Many variants of fuzzy c-means (FCM) clustering method are applied to crisp numbers but only a few of them are extended to non-crisp numbers, mainly due to the fact that the latter needs complicated equations and exhausting calculations. Vector form of fuzzy c-means (VFCM), proposed in this paper, simplifies the FCM clustering method applying to non-crisp (symbolic interval and fuzzy) numbers. Indeed, the VFCM method is a simple and general form of FCM that applies the FCM clustering method to various types of numbers (crisp and non-crisp) with different correspondent metrics in a single structure, and without any complex calculations and exhaustive derivations. The VFCM maps the input (crisp or non-crisp) features to crisp ones and then applies the conventional FCM to the input numbers in the resulted crisp features' space. Finally, the resulted crisp prototypes in the mapped space would be influenced by inverse mapping to obtain the main prototypes' parameters in the input features' space.
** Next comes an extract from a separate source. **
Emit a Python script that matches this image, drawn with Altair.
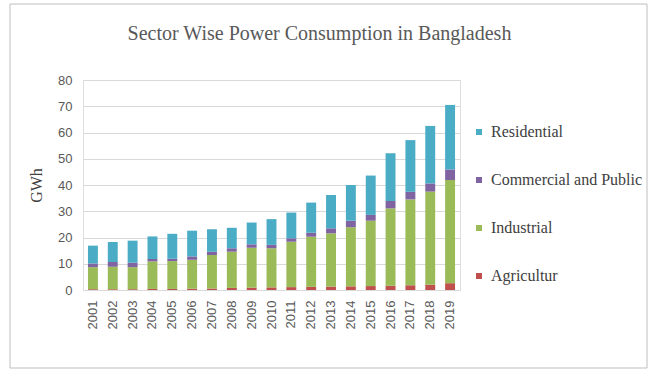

Equations of FCM applied to crisp, symbolic interval and fuzzy numbers (i.e., LR-type, trapezoidal-type, triangular-type and normal-type fuzzy numbers) are obtained in this paper, using the proposed VFCM method. Final resulted equations are the same as derived equations in [7, 9, 10, 13, 18, 19, 30, 38-40] (the FCM clustering method applying to non-crisp numbers directly and without using VFCM), while the VFCM obtains these equations using a single structure for all cases [7, 9, 10, 13, 18, 19, 30, 38-40] without any complex calculations. It is showed that VFCM is able to clustering of normal-type fuzzy numbers, too. Simulation results approve truly of normal-type fuzzy numbers clustering.